Turkey’s approach highlights a broader trend – the use of state power not only to regulate but to directly shape the information environment within national borders.
A global shift in digital governance
Taken together, these developments point to a broader transformation in global digital governance. Governments are no longer content to rely on voluntary moderation by platforms. Instead, they are actively shaping the rules of online discourse through legislation, enforcement, and, in some cases, direct intervention.
This shift reflects deeper structural changes. Social media platforms have become central to political communication, economic activity, and public debate. As their influence has grown, so too has the determination of states to regulate them.
At the same time, the global nature of these platforms complicates the picture. A policy implemented in Europe or Brazil does not remain confined to those regions; it can influence global standards, either directly through corporate compliance or indirectly through regulatory precedent.
For American technology companies, this creates a complex operating environment. They must navigate competing legal frameworks, cultural expectations, and political pressures – often with conflicting requirements.
At the heart of the conflict lies a fundamental disagreement about the nature of free speech in the digital age.
In the United States, the dominant legal and cultural tradition emphasizes broad protections for expression, even when it is controversial or offensive. In contrast, many governments in Europe and beyond place greater emphasis on limiting harmful or destabilizing content.
These differing philosophies are now colliding in the global marketplace. When a platform operates internationally, it must reconcile these approaches – or risk facing penalties, restrictions, or even exclusion from certain markets.
The danger is not only overregulation but fragmentation. If each region imposes its own standards, the internet could gradually divide into separate regulatory zones, each with its own rules and limitations.

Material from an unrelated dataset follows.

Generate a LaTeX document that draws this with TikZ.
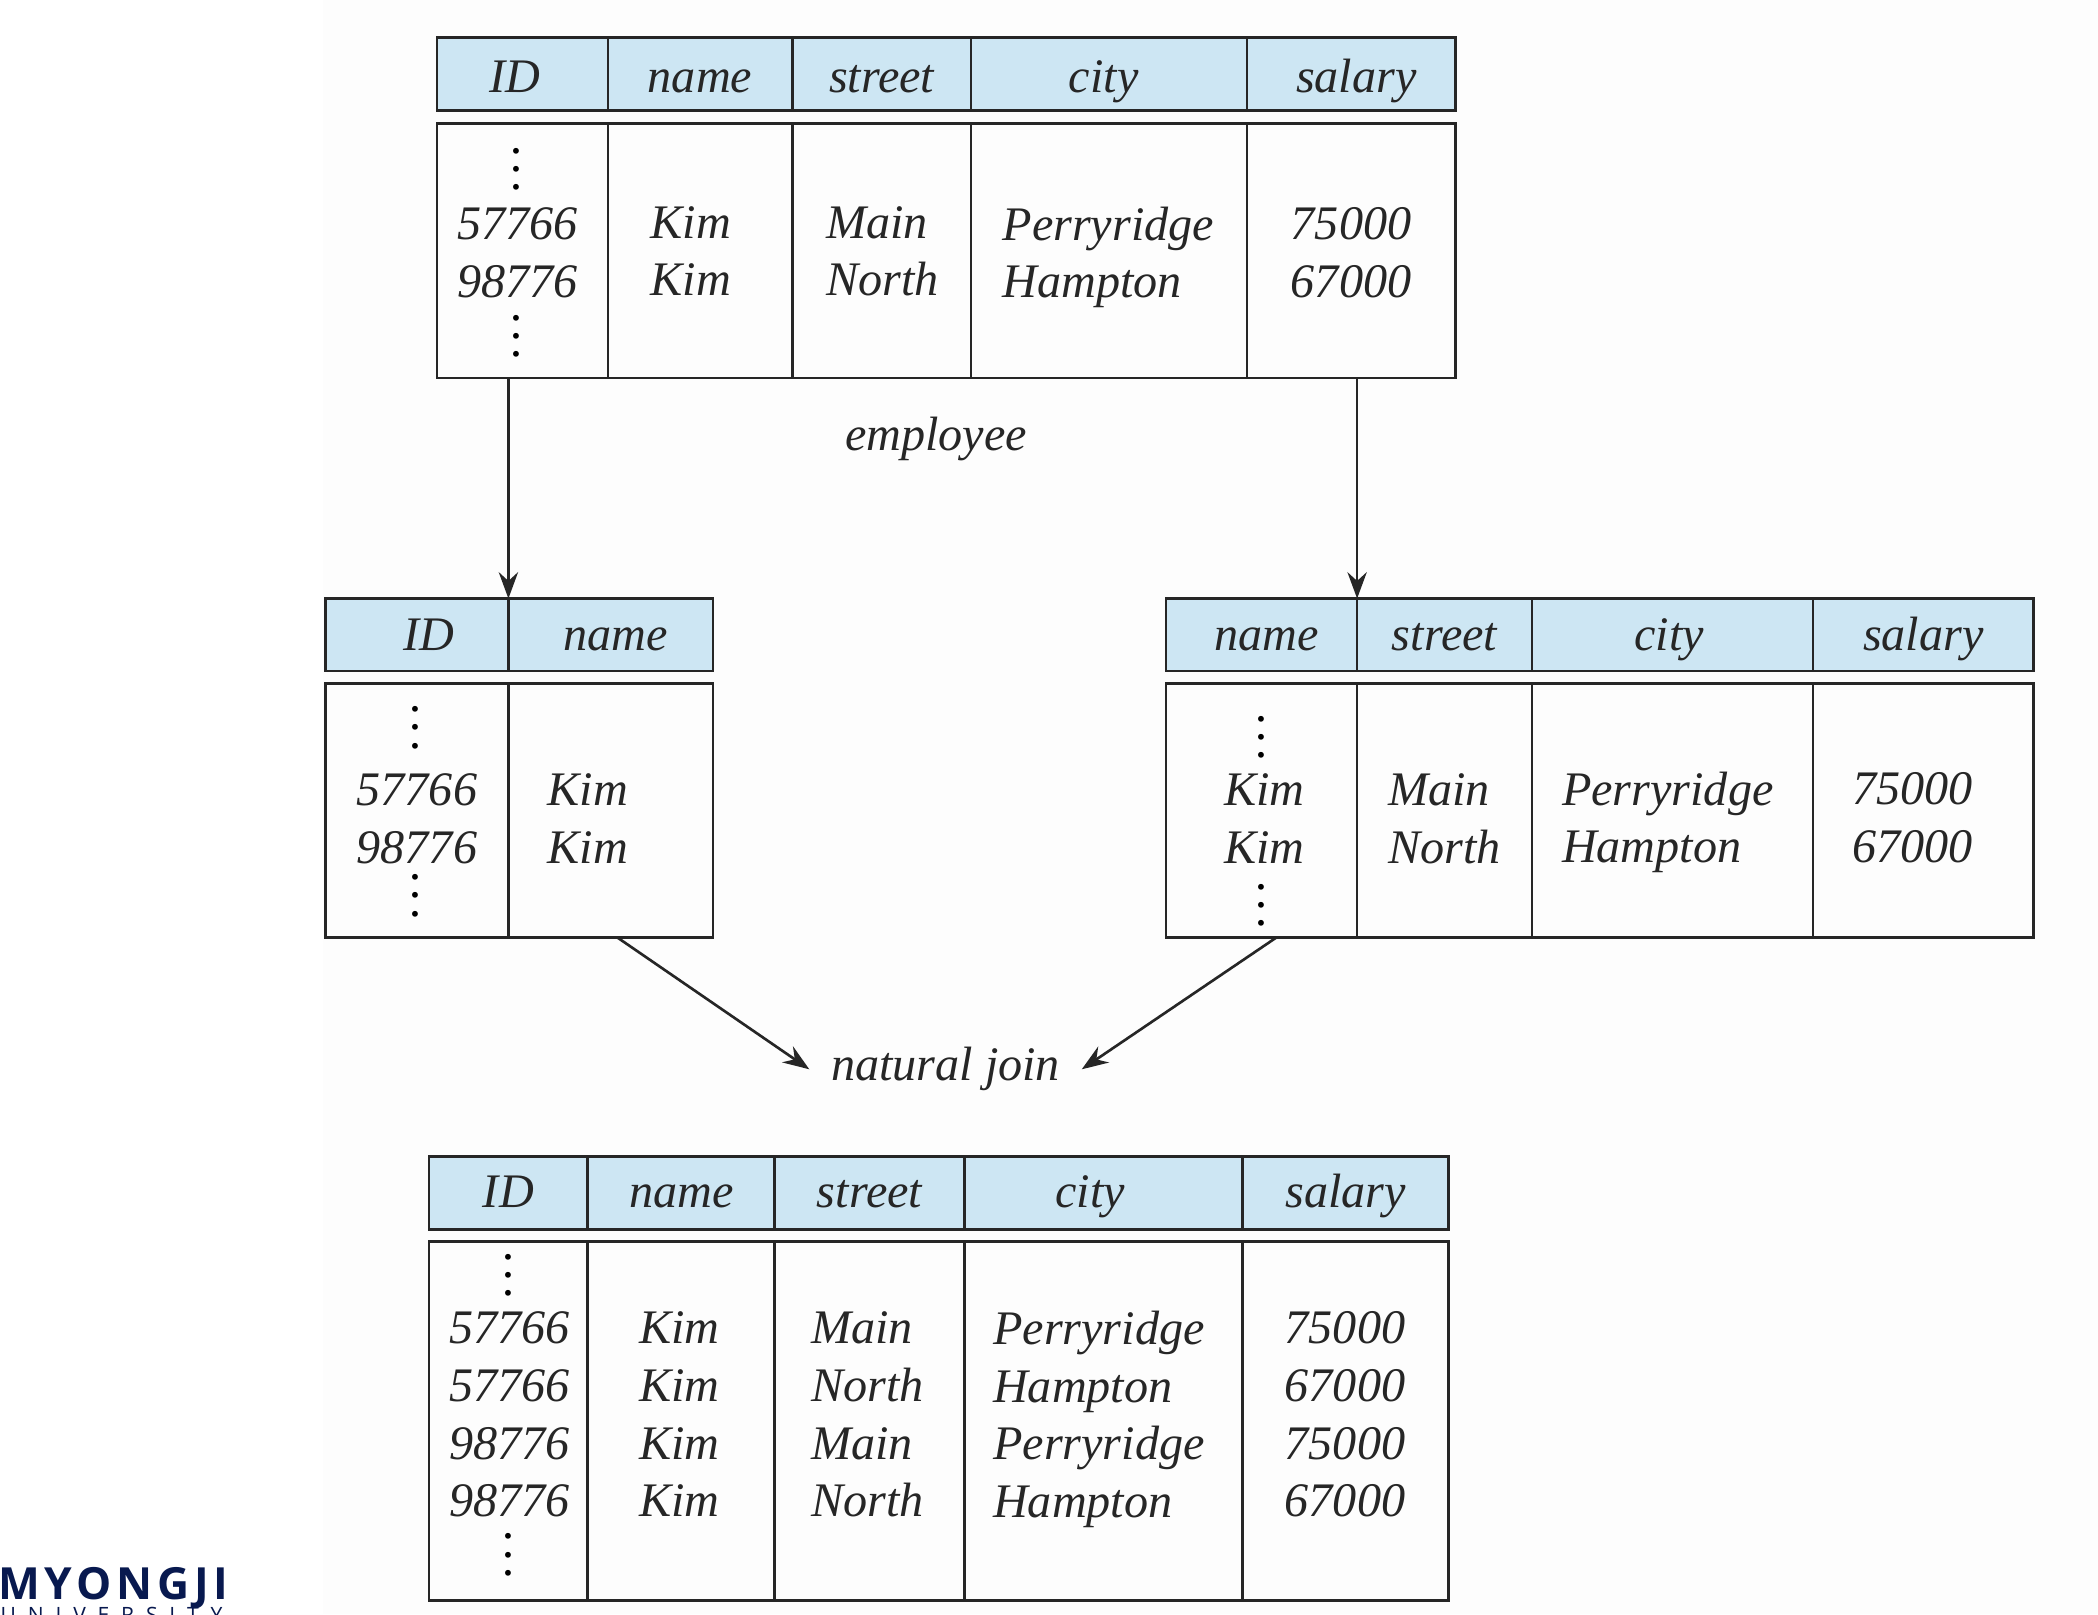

In such a scenario, global platforms may be forced to adopt the most restrictive standards across all markets, effectively exporting local regulations worldwide.
The stakes for the future
The current wave of regulatory action raises important questions about the future of digital communication.
Will governments succeed in imposing greater control over platforms, redefining the boundaries of acceptable speech? Or will companies resist, preserving a more open – but also more chaotic – digital environment?
The answer will shape not only the technology sector but also the nature of public discourse itself.
For now, what is clear is that the conflict between governments and platforms is intensifying. From Paris to Seoul to Brasília, states are asserting their authority over the digital space, challenging the dominance of Silicon Valley and redefining the rules of global communication.
Whether this represents necessary governance or excessive control remains a matter of debate. But one thing is certain: the era of lightly regulated global platforms is coming to an end, replaced by a far more contested and politically charged digital landscape.